Last summer Tornado aircrews successfully had three tests of the missile at the China Lake range in California, over desert similar to that in Iraq. But undisclosed technical problems remained and Storm Shadow was not accepted into service on its due date last November.
The missile is a development of the smaller French Apache missile, and following the merger of British Aerospace Dynamics and France's Matra in 1996 it was developed into the Storm Shadow for Britain and Italy and Scalp EG for France and Greece.
Storm Shadow is expected to transform the strategic strike power of the RAF, which has significantly lagged behind the U.S. Air Force and Navy since five Tornados were lost on low-level bombing missions at the start of 1991 Gulf War. The RAF caught up, to a degree, in having laser-guided bombs when the Kosovo campaign started in 1999, but the Tornados were effectively sidelined when bad weather meant the bombs could not be dropped. The U.S. Air Force, on the other hand, did have bombs and missiles guided by satellites of the global-positioning system.
Storm Shadow compares with the best of America's air launched cruise missiles, and although the Royal Navy still takes pre-eminence with its submarine-launched Tomahawk cruise missiles, the RAF is ready to resume its Day One capability of striking the most important targets. These are expected to include Iraqi military command and control centers, deep munitions storage locations and communications centers.
With two Storm Shadows under each wing a Tornado pilot approaches his target at medium or low level and, in the case of Iraq, may not even need to enter the country. The missile flies very low along pre-programmed route, matching its height to the land and then pops up to around 300 feet, jettisons its nose cone to allow a high resolution infrared sensor to scan for its target, identifies the exact aiming point and either strikes, aborts or finds a secondary target. The second missile does the same thing.
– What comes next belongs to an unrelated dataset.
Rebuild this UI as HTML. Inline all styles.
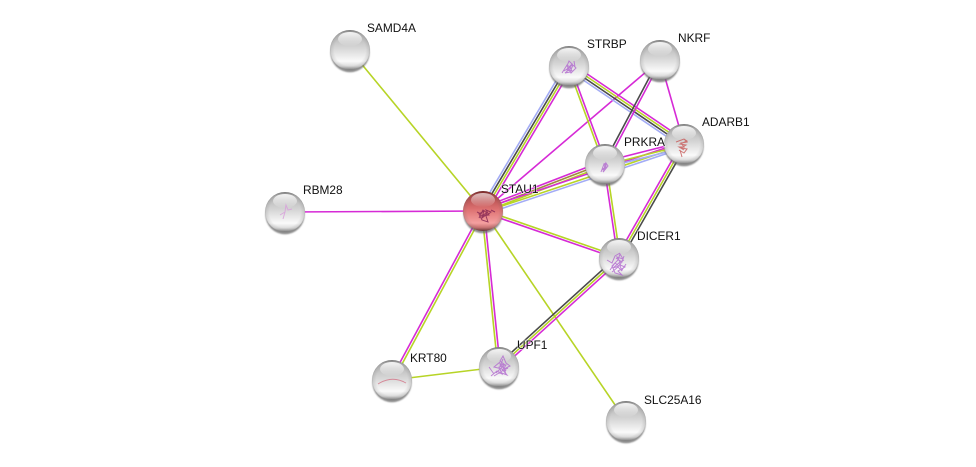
<!DOCTYPE html>
<html><head><meta charset="utf-8"><style>
html,body{margin:0;padding:0;background:#fff;width:976px;height:467px;overflow:hidden}
svg{display:block}
text{font-family:"Liberation Sans",sans-serif;font-size:11.9px;fill:#111;paint-order:stroke;stroke:#fff;stroke-width:1.5px;stroke-opacity:.6}
.m{stroke:#d62ad6}.g{stroke:#b7d426}.k{stroke:#4a4a4a}.b{stroke:#a3acf5}
#e line{stroke-width:1.6;fill:none}
.s{fill:none;stroke-width:1;filter:url(#bl);opacity:.85}
</style></head><body>
<svg width="976" height="467" viewBox="0 0 976 467" xmlns="http://www.w3.org/2000/svg">
<defs>
<filter id="bl" x="-20%" y="-20%" width="140%" height="140%"><feGaussianBlur stdDeviation=".35"/></filter>
<filter id="bs" x="-30%" y="-30%" width="160%" height="160%"><feGaussianBlur stdDeviation=".8"/></filter>
<linearGradient id="gr" x1="0" y1="0" x2="0" y2="1">
<stop offset="0" stop-color="#8a8a8a"/><stop offset=".1" stop-color="#b4b4b4"/><stop offset=".45" stop-color="#d6d6d6"/><stop offset=".78" stop-color="#fafafa"/><stop offset=".9" stop-color="#dcdcdc"/><stop offset="1" stop-color="#8a8a8a"/>
</linearGradient>
<linearGradient id="rd" x1="0" y1="0" x2="0" y2="1">
<stop offset="0" stop-color="#7e1f1f"/><stop offset=".12" stop-color="#b04a4a"/><stop offset=".45" stop-color="#dc7070"/><stop offset=".8" stop-color="#f5a0a0"/><stop offset=".92" stop-color="#c87070"/><stop offset="1" stop-color="#6e3030"/>
</linearGradient>
<radialGradient id="ed" cx=".5" cy=".5" r=".5">
<stop offset=".78" stop-color="#555" stop-opacity="0"/><stop offset=".95" stop-color="#555" stop-opacity=".14"/><stop offset="1" stop-color="#444" stop-opacity=".3"/>
</radialGradient>
<linearGradient id="hl" x1="0" y1="0" x2="0" y2="1">
<stop offset="0" stop-color="#fff" stop-opacity=".9"/><stop offset="1" stop-color="#fff" stop-opacity=".02"/>
</linearGradient>
<g id="n">
<circle cx="0" cy="2.6" r="19.6" fill="#666" opacity=".75" filter="url(#bs)"/>
<circle r="20" fill="url(#gr)"/><circle r="20" fill="url(#ed)"/>
<ellipse cx="0" cy="-11" rx="12" ry="7" fill="url(#hl)"/>
</g>
<g id="r">
<circle cx="0" cy="2.6" r="19.6" fill="#666" opacity=".75" filter="url(#bs)"/>
<circle r="20" fill="url(#rd)"/><circle r="20" fill="url(#ed)"/>
<ellipse cx="0" cy="-11" rx="12" ry="7" fill="url(#hl)" opacity=".75"/>
</g>
</defs>
<rect width="976" height="467" fill="#fff"/>
<g id="e">
<line class="g" x1="483" y1="211" x2="350" y2="50"/>
<line class="m" x1="483" y1="211" x2="285" y2="212"/>
<line class="g" x1="483" y1="211" x2="626" y2="421"/>
<line class="m" x1="483" y1="211" x2="660" y2="60"/>
<line class="g" x1="392" y1="380" x2="499" y2="367"/>
<line class="m" x1="660" y1="60" x2="684" y2="144"/>
<!-- STAU1-STRBP -->
<line class="b" x1="479.9" y1="209.2" x2="565.9" y2="64.2"/>
<line class="k" x1="482" y1="210.4" x2="568" y2="65.4"/>
<line class="g" x1="484" y1="211.6" x2="570" y2="66.6"/>
<line class="m" x1="486.1" y1="212.8" x2="572.1" y2="67.8"/>
<!-- STRBP-ADARB1 -->
<line class="m" x1="571" y1="63" x2="686" y2="141"/>
<line class="g" x1="569.7" y1="65" x2="684.7" y2="143"/>
<line class="k" x1="568.3" y1="67" x2="683.3" y2="145"/>
<line class="b" x1="567" y1="69" x2="682" y2="147"/>
<!-- STRBP-PRKRA -->
<line class="g" x1="567.9" y1="66.4" x2="603.9" y2="164.4"/>
<line class="m" x1="570.1" y1="65.6" x2="606.1" y2="163.6"/>
<!-- NKRF-PRKRA -->
<line class="k" x1="658.9" y1="59.4" x2="603.9" y2="163.4"/>
<line class="m" x1="661.1" y1="60.6" x2="606.1" y2="164.6"/>
<!-- STAU1-PRKRA -->
<line class="m" x1="481.8" y1="207.8" x2="603.8" y2="160.8"/>
<line x1="482.6" y1="210" x2="604.6" y2="163" style="stroke:#a08a40"/>
<line class="g" x1="483.5" y1="212.2" x2="605.5" y2="165.2"/>
<!-- STAU1-ADARB1 -->
<line class="m" x1="482.4" y1="209" x2="683.4" y2="142"/>
<line class="g" x1="483.5" y1="212.2" x2="684.5" y2="145.2"/>
<line class="b" x1="484.2" y1="214.4" x2="685.2" y2="147.4"/>
<!-- PRKRA-ADARB1 -->
<line class="m" x1="604.4" y1="161.6" x2="683.4" y2="141.6"/>
<line class="g" x1="605.2" y1="165" x2="684.2" y2="145"/>
<line class="b" x1="605.8" y1="167.4" x2="684.8" y2="147.4"/>
<!-- PRKRA-DICER1 -->
<line class="m" x1="603.8" y1="164" x2="617.8" y2="258"/>
<line class="g" x1="606.2" y1="164" x2="620.2" y2="258"/>
<!-- ADARB1-DICER1 -->
<line class="m" x1="681.9" y1="142.8" x2="616.9" y2="256.8"/>
<line class="g" x1="684" y1="144" x2="619" y2="258"/>
<line class="k" x1="686.1" y1="145.2" x2="621.1" y2="259.2"/>
<!-- STAU1-DICER1 -->
<line class="g" x1="483.4" y1="209.9" x2="619.4" y2="256.9"/>
<line class="m" x1="482.6" y1="212.1" x2="618.6" y2="259.1"/>
<!-- DICER1-UPF1 -->
<line class="k" x1="617.4" y1="256.2" x2="497.4" y2="365.2"/>
<line class="g" x1="619" y1="258" x2="499" y2="367"/>
<line class="m" x1="620.6" y1="259.8" x2="500.6" y2="368.8"/>
<!-- STAU1-KRT80 -->
<line class="m" x1="481.9" y1="210.4" x2="390.9" y2="379.4"/>
<line class="g" x1="484.1" y1="211.6" x2="393.1" y2="380.6"/>
<!-- STAU1-UPF1 -->
<line class="g" x1="481.8" y1="211" x2="497.8" y2="367"/>
<line class="m" x1="484.2" y1="211" x2="500.2" y2="367"/>
</g>
<use href="#n" x="350" y="50"/>
<use href="#n" x="569" y="66"/>
<use href="#n" x="660" y="60"/>
<use href="#n" x="684" y="144"/>
<use href="#n" x="605" y="164"/>
<use href="#n" x="619" y="258"/>
<use href="#n" x="285" y="212"/>
<use href="#n" x="392" y="380"/>
<use href="#n" x="499" y="367"/>
<use href="#n" x="626" y="421"/>
<use href="#r" x="483" y="211"/>
<!-- structures -->
<path class="s" stroke="#b46fd0" d="M562 73l5-8 4 3-6 5 5-1 3-7 3 3-5 5-4-7 2-5 3 3-5 5M564 71l6-4 2 4-5-1 6-6M574 61l1 6"/>
<path class="s" stroke="#b46fd0" d="M601 172l3-8 2 3-4 3 4-2 0-5 2 3-4 5 1-8 1 3-3 6M602 168l4 1"/>
<path class="s" stroke="#c9605f" stroke-width="1.4" d="M676 142l8-3 3 2-7 3 6 1-5 3 6 1-3 4-5-3M684 139l3 3-6 1 3 4-5 0 5 3M680 150l2 7"/>
<path class="s" stroke="#b46fd0" d="M610 270l5-7 4 3-6 2 7-6-3-5 6 2-3 6 5 2-7 4 4 4-7-2-3-7 6-6 2-6 3 5M607 260l5 3 3-7 5-3M622 270l4-6M612 272l6-5 4 4-3-8 5-3M616 258l6 4 2-6"/>
<path class="s" stroke="#b46fd0" d="M491 376l6-5 5 3-3-7 6-2-5-4 3-5 3 7 4 3-6 3 2 5-7-1-5 3M500 362l-6 5 8 2 5 6-8-3M489 367l5 7M496 373l7-7 3 5-6-7 6 1-4 6 6-3M503 359l-3 7"/>
<path class="s" stroke="#8a2a55" stroke-width="1.4" d="M479 218l4-8 4 3-6 3 8-1-3-5 5 2-5 4 2 6-6-2-3-6 5-3M477 212l4 2M491 210l4 2M484 210l-2 8 5-4"/>
<path class="s" stroke="#d9a0dc" d="M280 215l5-3 1-7 2 5 4-1M285 212l-2 7"/>
<path class="s" stroke="#d47a8c" d="M378 384q14-9 28-1"/>
<text x="367" y="32">SAMD4A</text>
<text x="587" y="48">STRBP</text>
<text x="678" y="42">NKRF</text>
<text x="702" y="126">ADARB1</text>
<text x="624" y="146">PRKRA</text>
<text x="501" y="193">STAU1</text>
<text x="637" y="240">DICER1</text>
<text x="303" y="194">RBM28</text>
<text x="410" y="362">KRT80</text>
<text x="517" y="349">UPF1</text>
<text x="644" y="404">SLC25A16</text>
</svg>
</body></html>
The RAF has further new bombing power with Paveway I and Paveway II precision-guided bombs, the former carrying a 1,000-pound warhead and the latter a 2,000-pound warhead. With a further Enhanced Paveway the bombs can either be laser-guided to their targets or use GPS satellite guidance if the weather is bad.
Either way the Paveways give the RAF an all-weather capability that was not available to the British in the Kosovo operation.
And Harrier GR7 jump jets have a new lease of life with new U.S.-made Maverick anti-tank missiles, enabling the RAF to be placed in air-tasking orders alongside American aircraft to hit Republican Guard tanks and artillery. They may be in action from Day One in an effort to knock out any Iraqi artillery guns that could fire chemical weapons at advancing allied troops.
According to senior U.S. defense experts, the much-improved RAF strike capability is being warmly received by American air planners.
"The RAF has tremendous respect from all the branches of the U.S. military," said a senior U.S. Air Force official currently involved in CentCom planning. "My personal feeling is that if the Brits have a weapons capability that can run with our own it will be most welcome. I'd go so far as to say we will make sure they will be there (even at the expense of American involvement)."
Anthony Cordesman, a senior military adviser both to the Pentagon and to the U.S. Congress, said British involvement in Iraqi operations is essential, and not a sideline of U.S. plans. He had no concerns about the RAF using a weapon untested in war.
"The U.S. and U.K. are fully coordinated in a common system to minimize collateral damage," said Cordesman, a senior fellow at the Center for Strategic and International Studies, a Washington think tank. "And anyway, the U.S. is going in with a lot of untested ordnance, too."